The Spanish Central Economic Administrative Court issued a ruling on 9 June 2020 regarding the tax authorities’ power to verify the offset VAT from a period beyond the relevant statute of limitations, which was four years in this case. (This case arose before the 2015 legislative reform of the Spanish General Tax Law took effect.)
The issue in the case was whether, for purposes of the VAT deduction mechanism, the tax authorities were entitled to verify the offset VAT with respect to years where the statute of limitations related to the tax year had expired.

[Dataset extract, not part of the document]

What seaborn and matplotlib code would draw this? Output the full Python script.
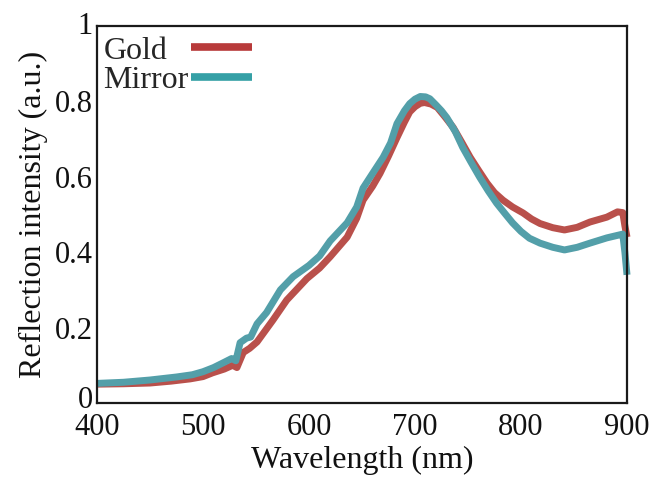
import numpy as np
import pandas as pd
import matplotlib
matplotlib.use("Agg")
import matplotlib.pyplot as plt
import matplotlib.transforms as mtransforms
import seaborn as sns

# ---- data ----
gold_nm = [400, 425, 450, 470, 488, 500, 509, 520, 528, 532, 538, 544, 551, 566, 579,
           598, 610, 620, 636, 645, 651, 660, 667, 675, 683, 690, 695, 700, 705, 709,
           715, 721, 728, 736, 744, 752, 760, 768, 775, 783, 792, 802, 810, 818, 830,
           841, 853, 865, 881, 891, 896, 898, 900]
gold_val = [0.050, 0.051, 0.053, 0.058, 0.064, 0.070, 0.080, 0.090, 0.100, 0.094, 0.134,
            0.145, 0.162, 0.220, 0.273, 0.330, 0.358, 0.388, 0.440, 0.490, 0.538, 0.575,
            0.609, 0.655, 0.704, 0.745, 0.772, 0.786, 0.795, 0.797, 0.793, 0.784, 0.760,
            0.731, 0.692, 0.652, 0.617, 0.583, 0.558, 0.538, 0.520, 0.504, 0.488, 0.476,
            0.465, 0.459, 0.466, 0.480, 0.493, 0.507, 0.505, 0.470, 0.440]

mirror_nm = [400, 425, 450, 475, 490, 500, 510, 520, 527, 531, 535, 541, 545, 551, 560,
             573, 585, 600, 610, 620, 636, 645, 651, 660, 670, 677, 683, 690, 695, 700,
             705, 710, 714, 720, 725, 730, 738, 745, 753, 761, 769, 777, 785, 792, 800,
             808, 818, 830, 841, 853, 865, 881, 893, 896, 898, 900]
mirror_val = [0.052, 0.055, 0.061, 0.069, 0.075, 0.083, 0.094, 0.108, 0.118, 0.112, 0.160,
              0.172, 0.175, 0.210, 0.240, 0.300, 0.335, 0.365, 0.390, 0.430, 0.478, 0.520,
              0.570, 0.609, 0.652, 0.690, 0.741, 0.775, 0.794, 0.806, 0.813, 0.812, 0.807,
              0.790, 0.775, 0.757, 0.720, 0.678, 0.638, 0.599, 0.563, 0.530, 0.502, 0.478,
              0.455, 0.437, 0.424, 0.413, 0.406, 0.413, 0.424, 0.438, 0.446, 0.448, 0.400,
              0.340]

series_names = ["Gold", "Mirror"]
x_ticks = [400, 500, 600, 700, 800, 900]
y_ticks = [0, 0.2, 0.4, 0.6, 0.8, 1]
y_tick_labels = ["0", "0.2", "0.4", "0.6", "0.8", "1"]

line_colors = {"Gold": "#b9504b", "Mirror": "#539fa9"}
legend_colors = {"Gold": "#b83a3a", "Mirror": "#35a0a6"}

df = pd.concat([
    pd.DataFrame({"Wavelength": gold_nm, "Reflection": gold_val, "Sample": "Gold"}),
    pd.DataFrame({"Wavelength": mirror_nm, "Reflection": mirror_val, "Sample": "Mirror"}),
], ignore_index=True)

sns.set_style("white")
plt.rcParams["font.family"] = ["Liberation Serif", "DejaVu Serif"]

fig = plt.figure(figsize=(6.52, 4.78), dpi=100)
ax = fig.add_axes([97 / 652, 1 - 403 / 478, (627 - 97) / 652, (403 - 26) / 478])

for name in series_names:
    sub = df[df["Sample"] == name]
    sns.lineplot(data=sub, x="Wavelength", y="Reflection", ax=ax, color=line_colors[name],
                 linewidth=5, estimator=None, label=name, legend=False,
                 solid_capstyle="butt", solid_joinstyle="round")

for ln in ax.get_lines():
    ln.set_clip_on(False)

ax.set_xlim(400, 900)
ax.set_ylim(0, 1)
ax.set_xticks(x_ticks)
ax.set_yticks(y_ticks)
ax.set_yticklabels(y_tick_labels)
ax.tick_params(axis="both", length=0, labelsize=22, colors="#111111")
ax.tick_params(axis="y", pad=3)
ax.tick_params(axis="x", pad=7)
ax.set_xlabel("Wavelength (nm)", fontsize=23, labelpad=3, color="#111111")
ax.set_ylabel("Reflection intensity (a.u.)", fontsize=23, labelpad=5, color="#111111")
for sp in ax.spines.values():
    sp.set_visible(True)
    sp.set_color("#1a1a1a")
    sp.set_linewidth(1.6)

# nudge the "0" and "1" y labels like the reference
ylabels = ax.get_yticklabels()
ylabels[0].set_transform(ylabels[0].get_transform() +
                         mtransforms.ScaledTranslation(0, 4 / 72, fig.dpi_scale_trans))
ylabels[-1].set_transform(ylabels[-1].get_transform() +
                          mtransforms.ScaledTranslation(0, 2 / 72, fig.dpi_scale_trans))

leg = ax.legend(loc="upper left", bbox_to_anchor=(0.012, 0.973), frameon=False,
                markerfirst=False, fontsize=23, handlelength=1.9, handletextpad=0.08,
                labelspacing=0.0, borderpad=0, borderaxespad=0)
for h, name in zip(leg.get_lines(), series_names):
    h.set_linewidth(5.5)
    h.set_solid_capstyle("butt")
    h.set_color(legend_colors[name])

# align legend labels to the left while keeping handles aligned
fig.canvas.draw()
r = fig.canvas.get_renderer()
texts = leg.get_texts()
widths = [t.get_window_extent(r).width for t in texts]
maxw = max(widths)
col = leg._legend_handle_box.get_children()[0]
for item, w in zip(col.get_children(), widths):
    item.sep += (maxw - w) * 72.0 / fig.dpi

fig.savefig("out.png", dpi=100)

The court also looked at the matter from a different perspective, considering that if the taxpayer had requested a refund related to a year that was statute barred instead of compensation, it could lead to discrimination between different taxpayers if the tax authorities could not verify the right to a refund in different cases.
As a result of the 2015 legislative reform, though the statute of limitations remains four years, the law also provides that the tax authorities have 10 years to verify tax credits. The law makes a clear distinction between the power to verify and to calculate a tax. While the tax authorities cannot calculate a tax for a period passed the statute of limitations, the authorities can verify data from previous years even after the limitation period has run.
In the case at hand, the court concluded that the tax authorities can verify the VAT offset from periods greater than four years ago because the offset is considered a tax credit. To allow this would prevent discrimination in favour of the taxpayer. This right to verify the tax credits cannot be extended to those cases in which the regularization of the period whose result is to be compensated has been cancelled by a supervisory authority.